Mark Zuckerberg presses himself into the public eye. It was his insistence and demanding countenance that first brought to my mind those ancient socialist realist statues of Lenin pressing forward against the wind, oversized, waving a bronzed document, almost a hundred years ago in the century’s first great wave — worldwide wave — of “new man” generational politics. It came then from the realization that they simply had the numbers. Capital had already fled Russia. Russian gentry were now waiters in Paris and all was left were peasants; comrades then, millions upon millions of them. And the document: the three-page, single-spaced letter that Zuckerberg had prepared; a letter to potential investors for a $5 billion initial public offering of Facebook. It was a manifesto:

“We live at a moment when the majority of people in the world have access to the Internet or mobile phones — the raw tools necessary to start sharing what they’re thinking, feeling and doing with whomever they want. Facebook aspires to build the services that give people the power to share and help them once again transform many of our core institutions and industries … There is a huge need and a huge opportunity to get everyone in the world connected, to give everyone a voice and to help transform society for the future.”
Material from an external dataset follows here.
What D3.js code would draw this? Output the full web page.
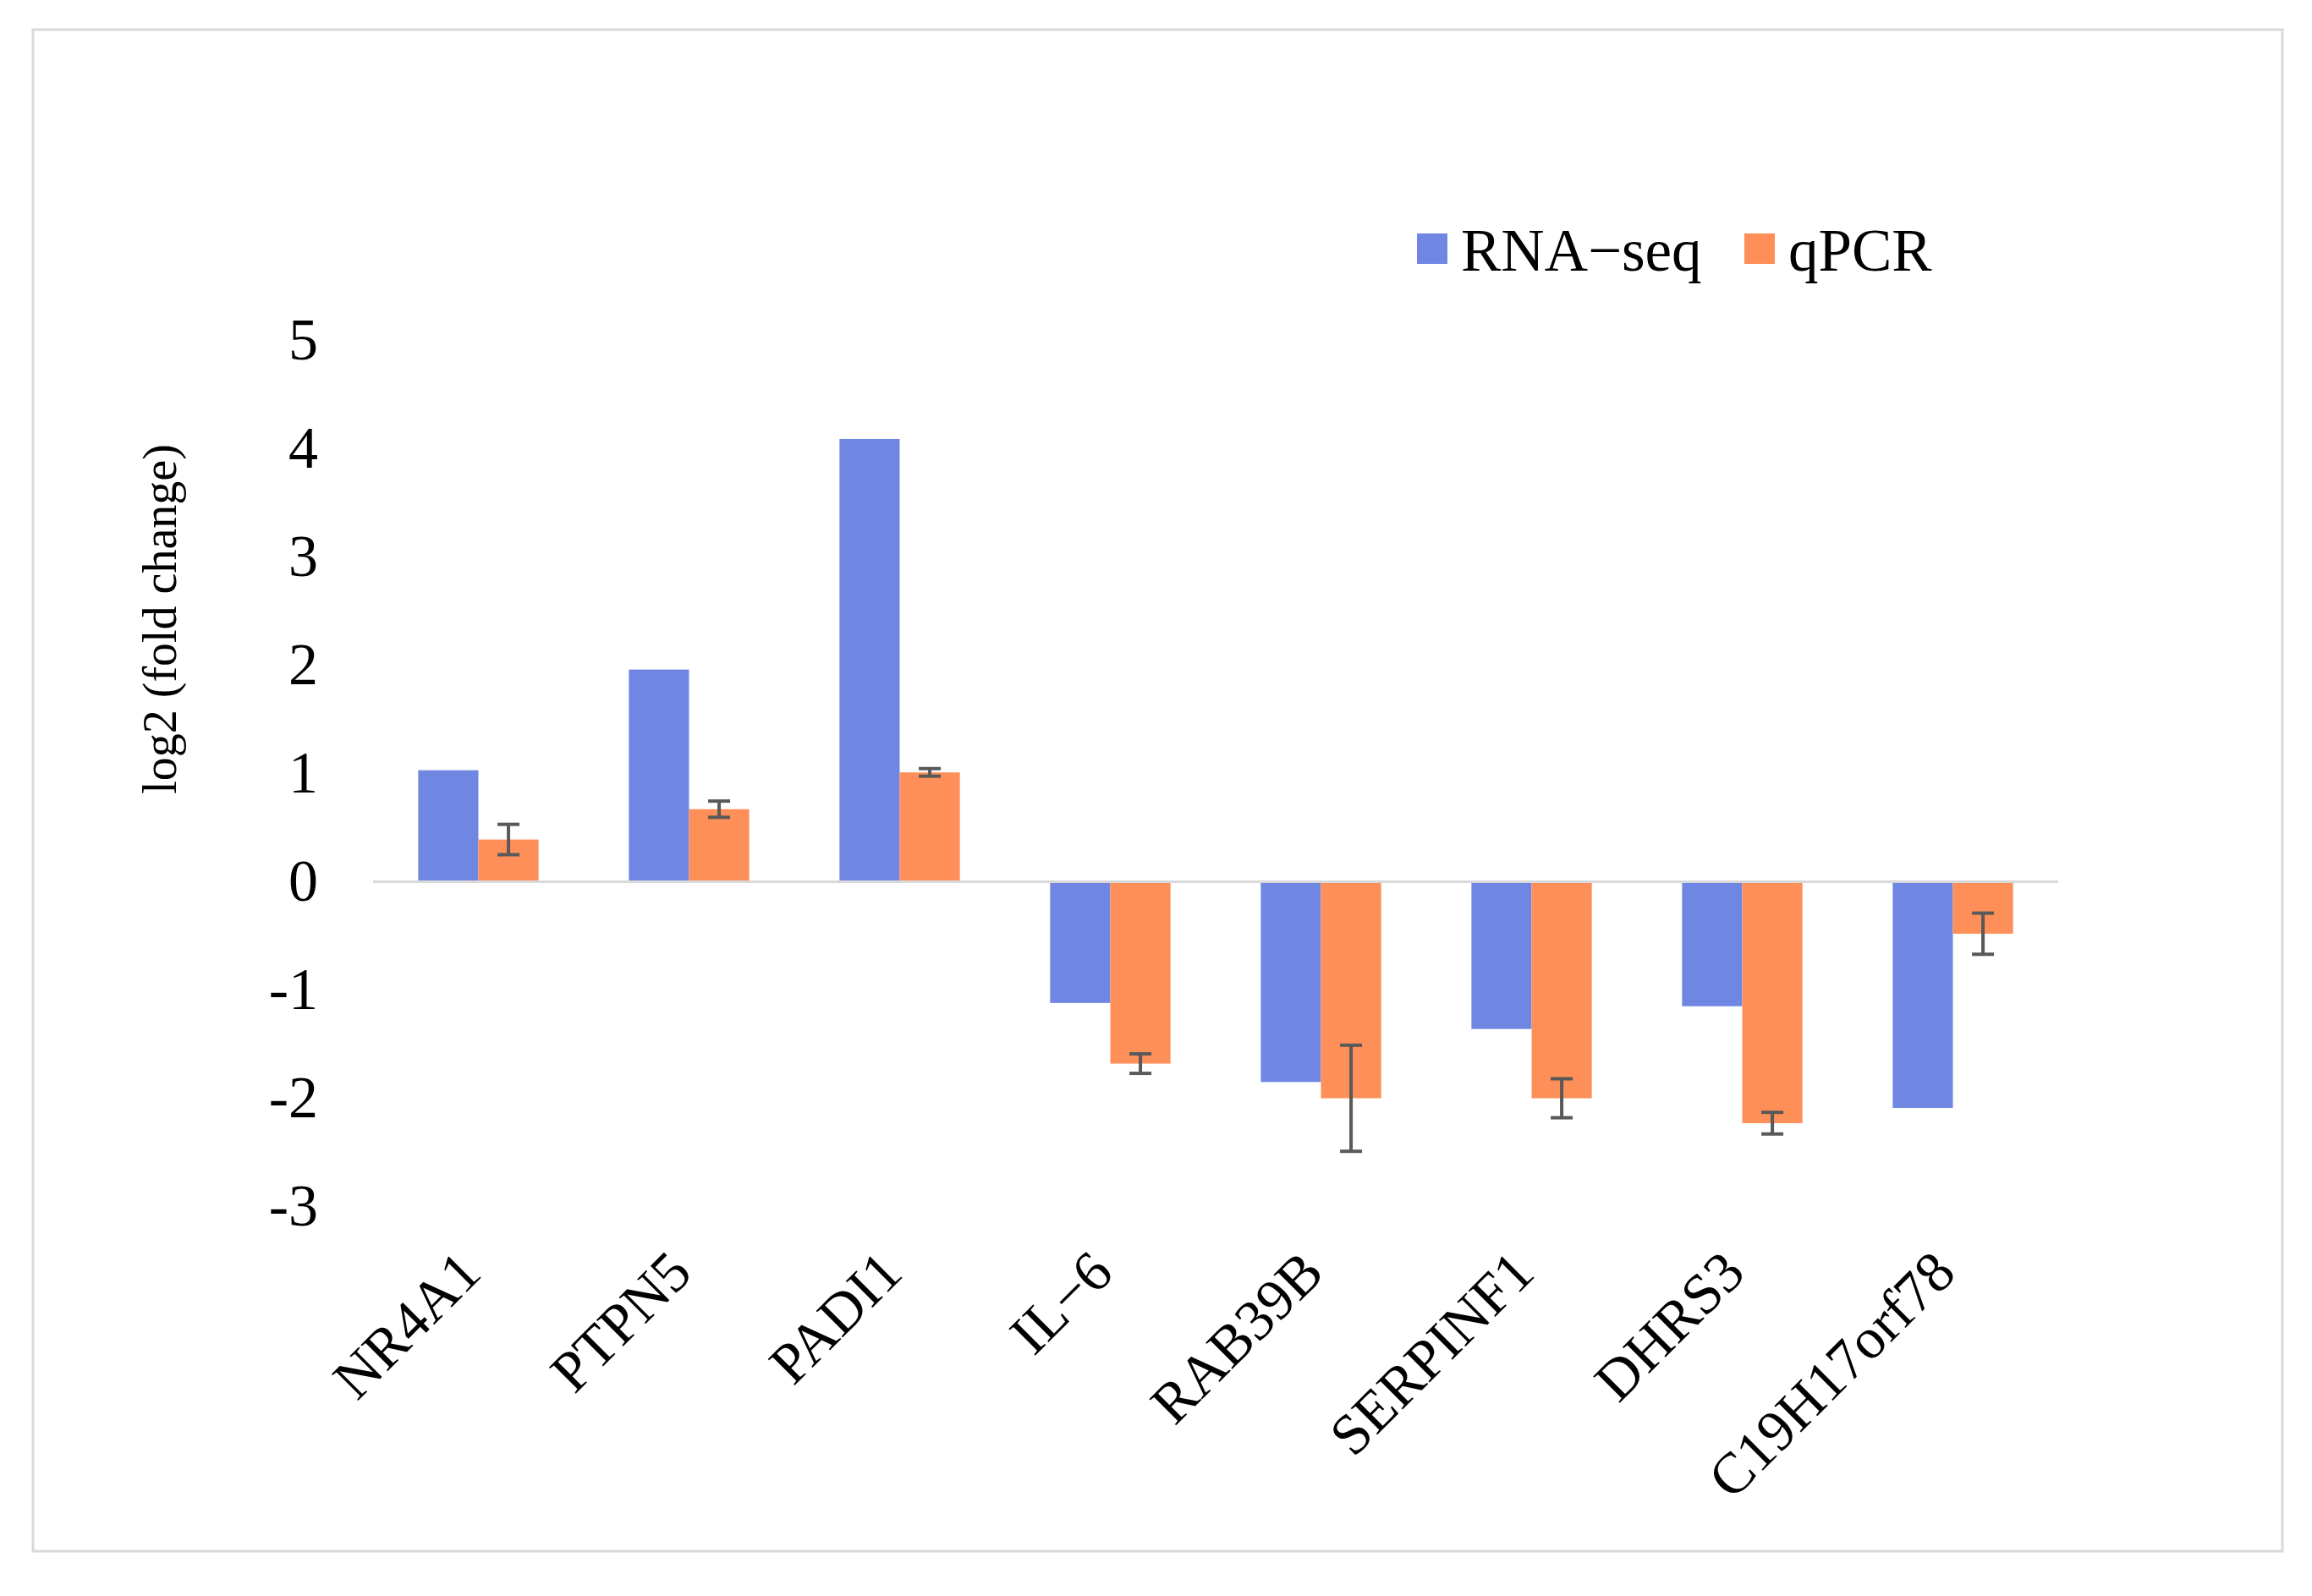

But the key was in the urgency of his voice before the microphones: They had the numbers. Not so many as Borodin would have in Russia and China when he put them together, but they were getting there. And the legitimacy of the vision came from that: There are more of us. And we will change you: We will change government, we will change what you buy, we will change your life and who you are. But Trotsky was a better writer. Here, from his defense of the October Revolution:

“It is true that humanity has more than once brought forth giants of thought and action, who tower over their contemporaries like summits in a chain of mountains. The human race has a right to be proud of its Aristotle, Shakespeare, Darwin, Beethoven, Goethe, Marx, Edison and Lenin. But why are they so rare? Above all, because almost without exception, they came out of the upper and middle classes. Apart from rare exceptions, the sparks of genius in the suppressed depths of the people are choked before they can burst into flame.”

The agitprop was breathtaking:

“Anthropology, biology, physiology and psychology have accumulated mountains of material to raise up before mankind in their full scope the tasks of perfecting and developing body and spirit. Psychoanalysis, with the inspired hand of Sigmund Freud, has lifted the cover of the well which is poetically called the ‘soul.’ And what has been revealed? Our conscious thought is only a small part of the work of the dark psychic forces. Learned divers descend to the bottom of the ocean and there take photographs of mysterious fishes. Human thought, descending to the bottom of its own psychic sources, must shed light on the most mysterious driving forces of the soul and subject them to reason and to will.”

Say what you like but fearless they were to a flaw and would shake the world in 10 days. Facebook, basically a Yellow Pages for kids, will take longer.

Trotsky’s famous phrase was repeated often; Everyman a Plato, Lincoln, a Marx. But maybe we have reached the end of the cycle as we find the Everyman today a Newt, a Maynard G. Krebs, a Donald, a Lady Gaga.

Time ahead to begin again from scratch.